Only the lines from the top of the records below through the line containing "1.155, 1.199, 1.222]" should be printed, exactly and without pictures.

>> start EXERCISE MATERIAL

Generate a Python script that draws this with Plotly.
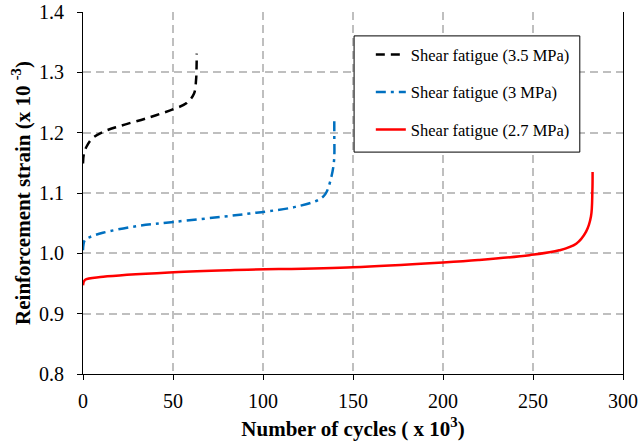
import plotly.graph_objects as go

# Shear fatigue 3.5 MPa
x35 = [0, 0.5, 2, 5, 11.3, 20.5, 35.4, 50.2, 57.6, 61.7, 62.8, 63.1, 63.2]
y35 = [1.149, 1.165, 1.177, 1.19, 1.2015, 1.211, 1.224, 1.239, 1.249, 1.265, 1.287, 1.31, 1.331]

# Shear fatigue 3 MPa
x30 = [0, 1, 3.9, 11, 29.6, 50.4, 81.5, 92.6, 103.7, 118, 131, 134.8, 138, 139.5, 139.6, 139.6]
y30 = [1.005, 1.022, 1.027, 1.034, 1.045, 1.052, 1.062, 1.066, 1.070, 1.077, 1.089, 1.099, 1.127, 1.155, 1.199, 1.222]

# Shear fatigue 2.7 MPa
x27 = [0, 1.1, 11.2, 50.4, 81.5, 150, 200, 219.6, 248, 264.6, 274, 279.5, 282.2, 283, 283.1]
y27 = [0.947, 0.956, 0.961, 0.9685, 0.972, 0.977, 0.985, 0.989, 0.997, 1.005, 1.016, 1.036, 1.061, 1.105, 1.135]

names = ["Shear fatigue (3.5 MPa)", "Shear fatigue (3 MPa)", "Shear fatigue (2.7 MPa)"]

FAM = "Liberation Serif, Times New Roman, serif"

fig = go.Figure()
fig.add_trace(go.Scatter(x=x35, y=y35, mode="lines", name=names[0], legendgroup="a",
                         line=dict(color="black", width=2.5, dash="9px,6px", shape="spline")))
fig.add_trace(go.Scatter(x=x30, y=y30, mode="lines", name=names[1], legendgroup="b",
                         line=dict(color="#0070C0", width=2.5, dash="10px,5px,3px,5px", shape="spline")))
fig.add_trace(go.Scatter(x=x27, y=y27, mode="lines", name=names[2], legendgroup="c",
                         line=dict(color="#FF0000", width=2.5, shape="spline")))

# legend frame
fig.add_shape(type="rect", xref="paper", yref="paper", x0=0.502, x1=0.920, y0=0.613, y1=0.934,
              line=dict(color="black", width=1), fillcolor="white", layer="above")

grid = dict(showgrid=True, gridcolor="#BFBFBF", gridwidth=1.5, griddash="8px,5px")
fig.update_layout(
    width=641, height=446,
    margin=dict(l=83, r=18, t=12, b=72, autoexpand=False),
    paper_bgcolor="white", plot_bgcolor="white",
    font=dict(family=FAM, color="black"),
    xaxis=dict(range=[0, 300], dtick=50, ticks="outside", ticklen=5, tickcolor="black",
               showline=True, linecolor="black", linewidth=1, zeroline=False, automargin=False,
               tickfont=dict(size=20, family=FAM, color="black"), ticklabelstandoff=4,
               title=dict(text="<b>Number of cycles ( x 10<sup>3</sup>)</b>",
                          font=dict(size=21, family=FAM, color="black"), standoff=10),
               **grid),
    yaxis=dict(range=[0.8, 1.4], dtick=0.1, tickformat=".1f", ticks="outside", ticklen=5,
               tickcolor="black", showline=True, linecolor="black", linewidth=1, mirror=True,
               zeroline=False, automargin=False, tickfont=dict(size=20, family=FAM, color="black"),
               ticklabelstandoff=9,
               title=dict(text="<b>Reinforcement strain (x 10 <sup>-3</sup>)</b>",
                          font=dict(size=21, family=FAM, color="black"), standoff=2),
               **grid),
    legend=dict(x=0.533, y=0.93, xanchor="left", yanchor="top", bgcolor="rgba(0,0,0,0)",
                borderwidth=0, font=dict(size=16.5, family=FAM, color="black"),
                traceorder="grouped", tracegroupgap=13),
)
fig.write_html("out.html")
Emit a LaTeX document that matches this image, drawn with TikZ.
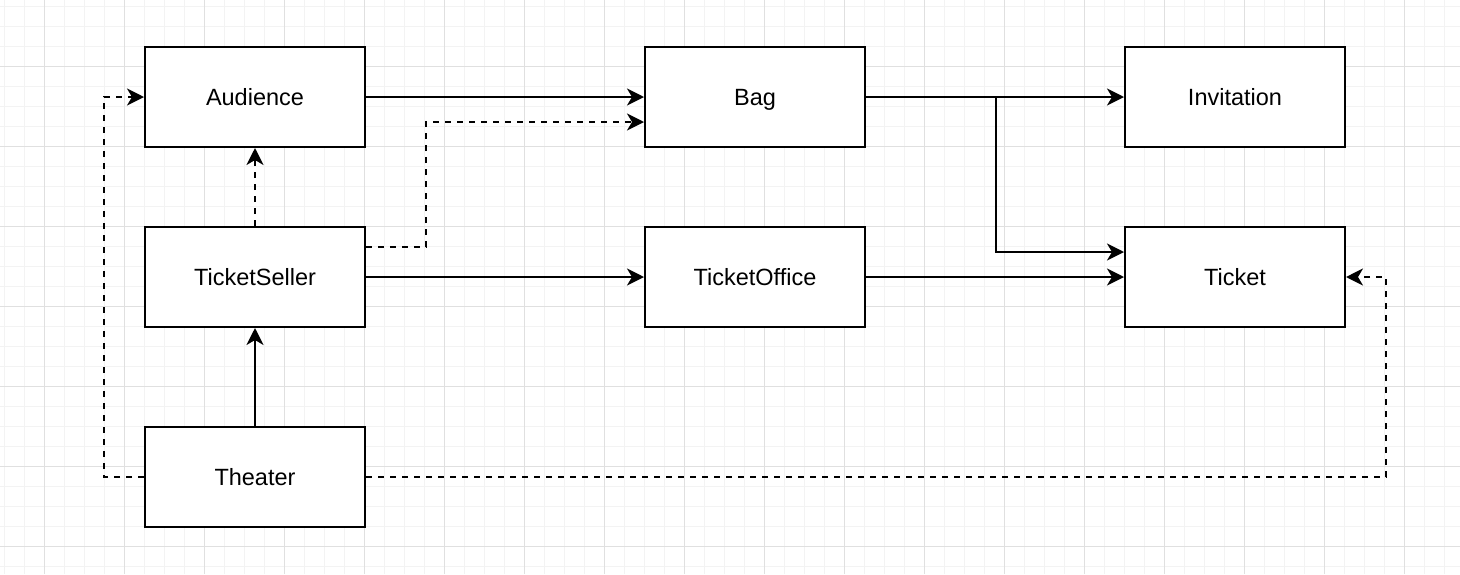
\documentclass[tikz,border=0pt]{standalone}
\usepackage{fontspec}
\setmainfont{Liberation Sans}
\usetikzlibrary{arrows.meta}
\definecolor{gridminor}{HTML}{F3F3F3}
\definecolor{gridmajor}{HTML}{E0E0E0}
\tikzset{
  box/.style={draw=black, line width=2pt, fill=white, minimum width=220pt, minimum height=100pt, inner sep=0pt, text height=17pt, text depth=0pt, font=\fontsize{23.5}{28}\selectfont},
  conn/.style={line width=2pt, -{Stealth[length=17pt, width=17pt, inset=5pt]}},
  dconn/.style={conn, dash pattern=on 6pt off 6pt},
  minorline/.style={gridminor, line width=1pt},
  majorline/.style={gridmajor, line width=1pt}
}
\begin{document}
\begin{tikzpicture}[x=1pt, y=-1pt]
\useasboundingbox (0,0) rectangle (1460,574);
\fill[white] (0,0) rectangle (1460,574);
\foreach \k in {0,...,72} \draw[minorline] (4.7+20*\k,0) -- (4.7+20*\k,574);
\foreach \k in {0,...,28} \draw[minorline] (0,6+20*\k) -- (1460,6+20*\k);
\foreach \k in {0,...,17} \draw[majorline] (44.7+80*\k,0) -- (44.7+80*\k,574);
\foreach \k in {0,...,6} \draw[majorline] (0,66+80*\k) -- (1460,66+80*\k);

\node[box] (aud) at (255,97) {Audience};
\node[box] (bag) at (755,97) {Bag};
\node[box] (inv) at (1235,97) {Invitation};
\node[box] (ts) at (255,277) {TicketSeller};
\node[box] (to) at (755,277) {TicketOffice};
\node[box] (tic) at (1235,277) {Ticket};
\node[box] (th) at (255,477) {Theater};

\draw[conn] (aud) -- (bag);
\draw[conn] (bag) -- (inv);
\draw[conn] (bag.east) -- ++(130,0) |- ([yshift=25pt]tic.west);
\draw[conn] (ts) -- (to);
\draw[conn] (to) -- (tic);
\draw[conn] (th) -- (ts);
\draw[dconn] (ts) -- (aud);
\draw[dconn] ([yshift=30pt]ts.east) -- ++(60,0) |- ([yshift=-25pt]bag.west);
\draw[dconn] (th.west) -- ++(-40,0) |- (aud.west);
\draw[dconn] (th.east) -- ++(1020,0) |- (tic.east);
\end{tikzpicture}
\end{document}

>> end EXERCISE MATERIAL

> _THE REPLY_:
Generate a Python script that draws this with Plotly.
import plotly.graph_objects as go

# Shear fatigue 3.5 MPa
x35 = [0, 0.5, 2, 5, 11.3, 20.5, 35.4, 50.2, 57.6, 61.7, 62.8, 63.1, 63.2]
y35 = [1.149, 1.165, 1.177, 1.19, 1.2015, 1.211, 1.224, 1.239, 1.249, 1.265, 1.287, 1.31, 1.331]

# Shear fatigue 3 MPa
x30 = [0, 1, 3.9, 11, 29.6, 50.4, 81.5, 92.6, 103.7, 118, 131, 134.8, 138, 139.5, 139.6, 139.6]
y30 = [1.005, 1.022, 1.027, 1.034, 1.045, 1.052, 1.062, 1.066, 1.070, 1.077, 1.089, 1.099, 1.127, 1.155, 1.199, 1.222]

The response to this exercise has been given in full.